“赋姐姐快别哭了,腹中的孩子要紧,你要保重身体。”朱槿荣安慰楚色赋道。
听了这话,楚色赋的眼泪已经止住了,露出一个勉强的笑容,并且抬手拭去眼泪,她拿起朱槿荣的手放在掌心,轻轻的拍了拍,不肖言说,她还是记挂唯一的弟弟,这离开大周之时,便不见他来送亲,这是让楚色赋忧心的理由,她这一走,便是山高水长,难得相见了,那楚放臣如何了,是她心之所念。
楚色赋没有开口询问,朱槿荣便已经猜透了她的心思,她远嫁猃狁,记挂的无非是弟弟和父母了。
“你那日走了,放臣第二日也走了,去了边境投奔楚叔叔,他弓马娴熟,武功也好,现在听说已经是一校尉了。”朱槿荣也没有打马虎眼,索性将自己知道的消息和盘托出。
“也在我的预料之内,放臣性子刚烈,他是咽不下这口气的,他没有提剑去寻太妃报仇,已经是我能预想到的好结果了。”楚色赋怅惘的说道,又说,“惟愿我们不要在战场上见面。”
但一切又岂能如她所愿呢?朱槿荣和楚色赋心里都明白,这一切的不可能。
“说起来你怎么到了此处?又是怎么中了毒药?你可有试探着偷取解药?或者对所中之毒有什么了解?”楚色赋长话短说,又将话题问到了朱槿荣和常捷所中之毒上,这是必须解决的首要问题。
“那个呼延纳林只说这药名字叫‘两心绵’,中了毒之后,内力全无,不能运气,常捷便是如此,我武功不济,还好些,没有什么大的反应。”朱槿荣面露难色,“如果得了这毒药,还能分析用了什么药物,得到解法,可那呼延纳林甚是吝啬,说这药十分珍贵,所以这药只喂了我和常捷。”
“那只有用非常之法子了。”楚色赋说这话的时候,已经有了打算,“说起来还没有问过,你是怎么来这里的,可是朝廷要派队伍出使,你们混进来的?”
“这事情长话短说,朝廷派了我叔叔出使大月氏,蓄意夹击猃狁,我一时好奇,便组织了队伍尾随,不料这两支队伍都被抓住了大半的人马,现在都被羁押在猃狁,充做祭祀用的奴隶,叔叔也不知所踪,如今我们现在只能随机应变了,也是没有办法的法子。”
“至于医学,我自己也习得些岐黄之术,如今也只能靠自己了,只是不知道,你有什么法子能得到解药?”朱槿荣说道。
“我这里也有些毒药,不顶事的小毒,我的法子便是佯装中了两心绵之毒,去骗他们的解药来。
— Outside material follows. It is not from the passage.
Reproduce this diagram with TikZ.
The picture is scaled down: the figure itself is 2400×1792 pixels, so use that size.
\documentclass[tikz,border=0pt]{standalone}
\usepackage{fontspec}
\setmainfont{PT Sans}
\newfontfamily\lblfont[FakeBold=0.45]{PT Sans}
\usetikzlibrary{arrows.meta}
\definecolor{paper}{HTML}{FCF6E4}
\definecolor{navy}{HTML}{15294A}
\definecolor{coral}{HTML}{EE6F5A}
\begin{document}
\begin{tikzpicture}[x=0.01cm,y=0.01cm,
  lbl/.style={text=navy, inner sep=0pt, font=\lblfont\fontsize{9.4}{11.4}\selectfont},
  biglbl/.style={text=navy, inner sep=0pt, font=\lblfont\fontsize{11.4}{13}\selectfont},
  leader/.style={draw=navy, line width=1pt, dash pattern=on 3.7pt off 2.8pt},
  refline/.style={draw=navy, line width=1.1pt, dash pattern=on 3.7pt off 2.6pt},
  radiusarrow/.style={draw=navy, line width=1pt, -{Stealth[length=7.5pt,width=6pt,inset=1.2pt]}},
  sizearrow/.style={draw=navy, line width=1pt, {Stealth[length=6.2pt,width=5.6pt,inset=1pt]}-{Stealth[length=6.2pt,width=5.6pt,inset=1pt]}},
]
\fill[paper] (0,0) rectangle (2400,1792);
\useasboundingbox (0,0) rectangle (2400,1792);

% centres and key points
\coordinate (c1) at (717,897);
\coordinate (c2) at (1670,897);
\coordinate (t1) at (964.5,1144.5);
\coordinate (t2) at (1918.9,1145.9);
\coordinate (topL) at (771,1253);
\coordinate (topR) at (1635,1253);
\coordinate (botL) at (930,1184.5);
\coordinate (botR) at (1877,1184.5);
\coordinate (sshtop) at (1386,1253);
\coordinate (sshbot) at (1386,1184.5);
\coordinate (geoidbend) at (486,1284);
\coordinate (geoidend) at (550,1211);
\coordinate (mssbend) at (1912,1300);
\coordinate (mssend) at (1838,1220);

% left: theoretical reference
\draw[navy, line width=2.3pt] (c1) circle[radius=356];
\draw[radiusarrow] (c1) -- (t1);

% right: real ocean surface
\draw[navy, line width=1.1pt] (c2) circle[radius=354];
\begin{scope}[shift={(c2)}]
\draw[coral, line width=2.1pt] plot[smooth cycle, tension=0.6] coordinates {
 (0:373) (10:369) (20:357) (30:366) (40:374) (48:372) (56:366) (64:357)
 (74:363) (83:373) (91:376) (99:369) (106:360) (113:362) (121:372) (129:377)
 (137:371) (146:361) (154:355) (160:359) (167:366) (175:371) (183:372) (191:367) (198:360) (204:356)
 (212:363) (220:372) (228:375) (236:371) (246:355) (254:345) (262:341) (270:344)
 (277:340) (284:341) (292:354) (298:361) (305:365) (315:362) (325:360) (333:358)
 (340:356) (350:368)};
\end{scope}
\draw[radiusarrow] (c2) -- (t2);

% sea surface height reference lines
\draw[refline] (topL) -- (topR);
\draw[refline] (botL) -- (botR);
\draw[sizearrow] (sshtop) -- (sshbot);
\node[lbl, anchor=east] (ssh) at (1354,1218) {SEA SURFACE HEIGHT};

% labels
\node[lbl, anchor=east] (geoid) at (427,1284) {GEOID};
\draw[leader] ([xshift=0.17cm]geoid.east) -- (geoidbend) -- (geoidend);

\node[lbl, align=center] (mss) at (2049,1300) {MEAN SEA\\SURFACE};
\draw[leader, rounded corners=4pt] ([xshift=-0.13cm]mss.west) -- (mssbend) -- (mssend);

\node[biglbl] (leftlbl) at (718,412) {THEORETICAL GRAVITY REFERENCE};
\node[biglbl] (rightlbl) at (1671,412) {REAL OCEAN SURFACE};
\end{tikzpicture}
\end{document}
”楚色赋说。
“你怀有孩子,这法子岂不是涉险?不可不可!说起来我也偷到了呼延纳林的解药,只是不敢贸然吃,还是你装病,骗了那猃狁萨满,想办法求药,咱们再从长计议!”
朱槿荣的一切岂能瞒得过楚色赋,连她把从呼延纳林那里偷到的药放在何处她都熟悉,她轻而易举的从朱槿荣的腰包里得到了那不知道是真是假的解药,打开了那药瓶,往手心里倒了几颗。
“来不及了,这祭祀就在眼前,如果你们逃不掉,那就只能做刀下鬼了。”楚色赋的话不是假设,而是摆在眼前的现实。
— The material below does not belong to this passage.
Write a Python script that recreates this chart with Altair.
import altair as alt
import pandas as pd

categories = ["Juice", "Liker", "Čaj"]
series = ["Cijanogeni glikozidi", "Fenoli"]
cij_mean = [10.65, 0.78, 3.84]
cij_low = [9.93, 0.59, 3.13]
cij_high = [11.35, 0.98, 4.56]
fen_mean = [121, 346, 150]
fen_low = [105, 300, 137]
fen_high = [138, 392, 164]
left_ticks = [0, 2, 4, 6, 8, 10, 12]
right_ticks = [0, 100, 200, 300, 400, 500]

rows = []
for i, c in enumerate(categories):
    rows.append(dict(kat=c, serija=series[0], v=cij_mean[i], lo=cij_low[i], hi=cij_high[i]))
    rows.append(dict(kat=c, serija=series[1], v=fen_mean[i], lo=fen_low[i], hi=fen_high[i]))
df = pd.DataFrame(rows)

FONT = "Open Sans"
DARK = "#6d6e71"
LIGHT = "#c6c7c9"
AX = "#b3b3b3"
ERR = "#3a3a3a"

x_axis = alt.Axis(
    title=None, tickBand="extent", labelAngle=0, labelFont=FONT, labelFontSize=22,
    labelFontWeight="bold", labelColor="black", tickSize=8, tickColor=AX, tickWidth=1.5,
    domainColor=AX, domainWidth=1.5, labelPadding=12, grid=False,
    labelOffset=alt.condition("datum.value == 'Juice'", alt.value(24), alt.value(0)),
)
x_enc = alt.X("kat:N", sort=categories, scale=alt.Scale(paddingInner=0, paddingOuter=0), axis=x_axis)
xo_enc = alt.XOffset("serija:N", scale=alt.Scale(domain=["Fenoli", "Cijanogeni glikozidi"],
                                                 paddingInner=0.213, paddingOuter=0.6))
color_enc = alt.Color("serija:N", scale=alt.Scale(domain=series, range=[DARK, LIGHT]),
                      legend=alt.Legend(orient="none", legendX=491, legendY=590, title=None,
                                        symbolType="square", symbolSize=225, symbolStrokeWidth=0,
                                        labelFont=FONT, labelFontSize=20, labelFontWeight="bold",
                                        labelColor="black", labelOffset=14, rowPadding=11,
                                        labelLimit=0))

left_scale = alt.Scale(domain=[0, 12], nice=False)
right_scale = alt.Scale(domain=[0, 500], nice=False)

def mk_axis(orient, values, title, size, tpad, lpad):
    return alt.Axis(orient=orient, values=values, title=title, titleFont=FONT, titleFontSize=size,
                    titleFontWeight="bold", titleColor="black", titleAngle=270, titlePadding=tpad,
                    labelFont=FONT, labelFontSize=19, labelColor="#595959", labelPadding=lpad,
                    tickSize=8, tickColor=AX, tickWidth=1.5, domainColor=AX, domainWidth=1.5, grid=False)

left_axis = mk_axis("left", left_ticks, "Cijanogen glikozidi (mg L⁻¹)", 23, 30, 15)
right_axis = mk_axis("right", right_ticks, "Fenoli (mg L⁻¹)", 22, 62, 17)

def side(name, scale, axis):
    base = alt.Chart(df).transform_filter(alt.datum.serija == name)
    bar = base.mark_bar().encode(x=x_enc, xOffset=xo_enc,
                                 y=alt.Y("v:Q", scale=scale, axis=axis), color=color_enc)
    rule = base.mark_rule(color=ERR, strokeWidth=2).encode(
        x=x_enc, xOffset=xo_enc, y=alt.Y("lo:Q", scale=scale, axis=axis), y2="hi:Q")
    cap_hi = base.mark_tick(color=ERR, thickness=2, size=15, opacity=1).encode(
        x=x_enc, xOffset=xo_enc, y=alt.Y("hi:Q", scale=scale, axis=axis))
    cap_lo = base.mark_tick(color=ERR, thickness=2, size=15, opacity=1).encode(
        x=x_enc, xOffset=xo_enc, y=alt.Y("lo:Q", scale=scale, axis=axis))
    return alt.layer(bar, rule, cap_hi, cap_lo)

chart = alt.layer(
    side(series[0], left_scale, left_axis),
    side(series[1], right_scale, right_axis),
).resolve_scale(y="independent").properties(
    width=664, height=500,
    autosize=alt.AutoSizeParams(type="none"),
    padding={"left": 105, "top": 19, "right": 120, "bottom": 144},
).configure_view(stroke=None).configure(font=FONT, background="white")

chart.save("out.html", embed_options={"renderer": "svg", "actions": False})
朱槿荣如何能想到楚色赋如此决绝,楚色赋那娇媚的面上还带着凄苦的泪痕,“以身饲敌,也是迫于无奈,这仇人之子,又岂可怀与腹中?就是没有你的事情,我也要处理掉她。不瞒你说,我带来的那些毒药就是为了毒死这孩子的,我辗转反侧下不了决心,如今她一命,能换你一命,也是值得,死得其所了。”
朱槿荣刚想说这孩子是无辜的,这贸然服药不仅会伤到孩子还会伤到自身,劝楚色赋莫要再起念头,楚色赋已经将那解药一口吞下。
四周都是寂静,仿佛太阳光在慢慢的照射进来,将楚色赋整个人包围起来,朱槿荣凝视她的脸,楚色赋回望她的眼,什么都没有发生。
见她神色如常,想来这就是解药,朱槿荣如释重负。
“好在这药没有……”好在这药没有毒性,是两心绵的解药!这朱槿荣话说了半截。
朱槿荣却又见楚色赋捂着嘴,低下了头,那脸上有痛苦之色,那口中的鲜血从她捂嘴的指缝中流出,一时间令她惊慌无措。
变故就在这一刻,那解药岂是那么好得到的,楚色赋入口的就是毒药,她大口吐出来了一口血,便晕死了过去。